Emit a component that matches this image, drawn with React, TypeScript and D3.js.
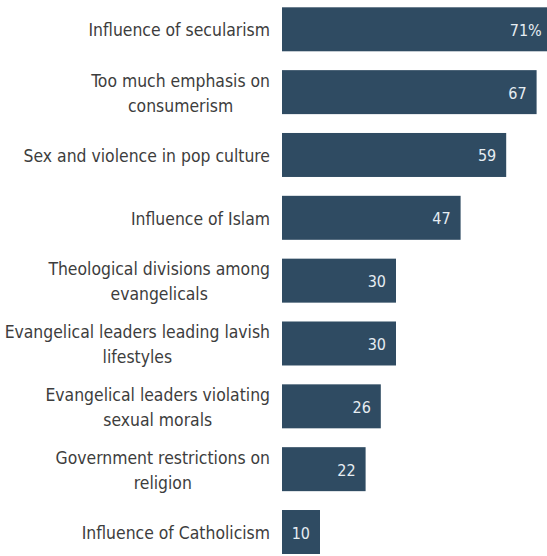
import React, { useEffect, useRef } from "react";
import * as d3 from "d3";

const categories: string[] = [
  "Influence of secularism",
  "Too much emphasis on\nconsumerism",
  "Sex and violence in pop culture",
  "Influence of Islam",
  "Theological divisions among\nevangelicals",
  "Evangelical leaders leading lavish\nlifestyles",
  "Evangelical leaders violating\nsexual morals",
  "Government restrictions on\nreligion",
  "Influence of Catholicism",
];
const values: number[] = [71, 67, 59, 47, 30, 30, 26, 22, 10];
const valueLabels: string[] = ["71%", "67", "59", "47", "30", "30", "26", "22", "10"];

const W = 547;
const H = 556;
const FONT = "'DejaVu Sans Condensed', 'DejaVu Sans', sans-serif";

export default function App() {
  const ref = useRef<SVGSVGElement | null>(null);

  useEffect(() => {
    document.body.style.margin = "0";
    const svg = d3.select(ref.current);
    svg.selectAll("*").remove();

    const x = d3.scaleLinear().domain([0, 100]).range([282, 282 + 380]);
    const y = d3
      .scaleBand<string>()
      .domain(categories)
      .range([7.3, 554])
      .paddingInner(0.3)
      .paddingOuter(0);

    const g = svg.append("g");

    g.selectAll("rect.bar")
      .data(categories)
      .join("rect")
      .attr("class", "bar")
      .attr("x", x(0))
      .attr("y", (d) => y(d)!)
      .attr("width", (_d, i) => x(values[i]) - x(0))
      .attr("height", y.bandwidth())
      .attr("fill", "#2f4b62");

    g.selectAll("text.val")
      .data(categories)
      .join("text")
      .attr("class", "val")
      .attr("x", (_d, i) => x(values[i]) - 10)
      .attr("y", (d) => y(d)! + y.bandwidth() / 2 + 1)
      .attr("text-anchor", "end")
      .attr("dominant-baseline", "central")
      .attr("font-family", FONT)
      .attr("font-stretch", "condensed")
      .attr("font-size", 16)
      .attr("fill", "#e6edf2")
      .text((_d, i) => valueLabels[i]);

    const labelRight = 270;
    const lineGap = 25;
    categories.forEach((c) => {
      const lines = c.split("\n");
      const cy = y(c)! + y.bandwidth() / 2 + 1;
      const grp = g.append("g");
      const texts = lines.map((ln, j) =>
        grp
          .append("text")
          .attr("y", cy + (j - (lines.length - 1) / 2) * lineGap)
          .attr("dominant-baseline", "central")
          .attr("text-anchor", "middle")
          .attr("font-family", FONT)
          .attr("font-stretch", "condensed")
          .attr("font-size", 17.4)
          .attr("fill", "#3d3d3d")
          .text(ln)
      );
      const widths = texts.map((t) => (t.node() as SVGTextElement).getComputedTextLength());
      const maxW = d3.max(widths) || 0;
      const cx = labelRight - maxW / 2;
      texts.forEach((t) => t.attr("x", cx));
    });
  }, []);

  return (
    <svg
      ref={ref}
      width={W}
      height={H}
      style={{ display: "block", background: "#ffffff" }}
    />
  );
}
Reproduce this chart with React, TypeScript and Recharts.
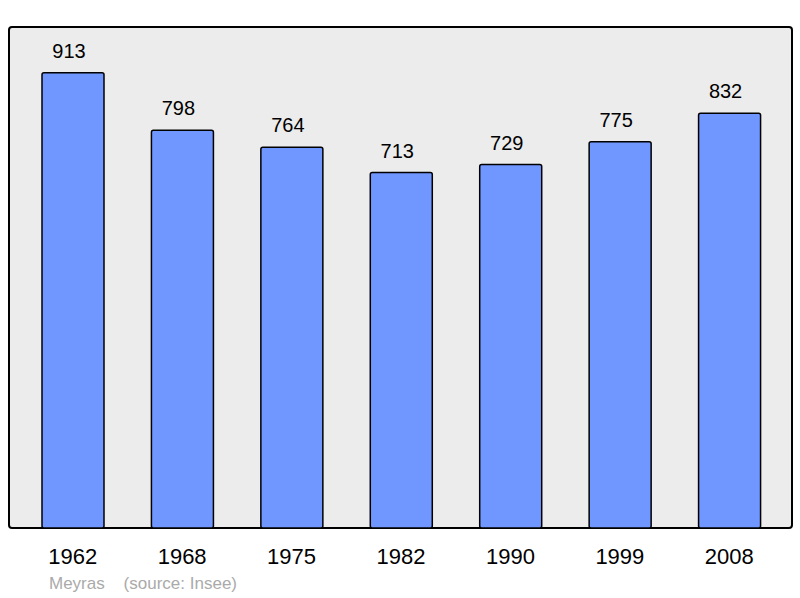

+---+

* EXERCISE INSTRUCTIONS
Without any pictures, reproduce the lines from the first one in the material through the line that has "import * as", exactly as they appear.

* ANSWER
Emit a component that matches this image, drawn with React, TypeScript and D3.js.
import React, { useEffect, useRef } from "react";
import * as d3 from "d3";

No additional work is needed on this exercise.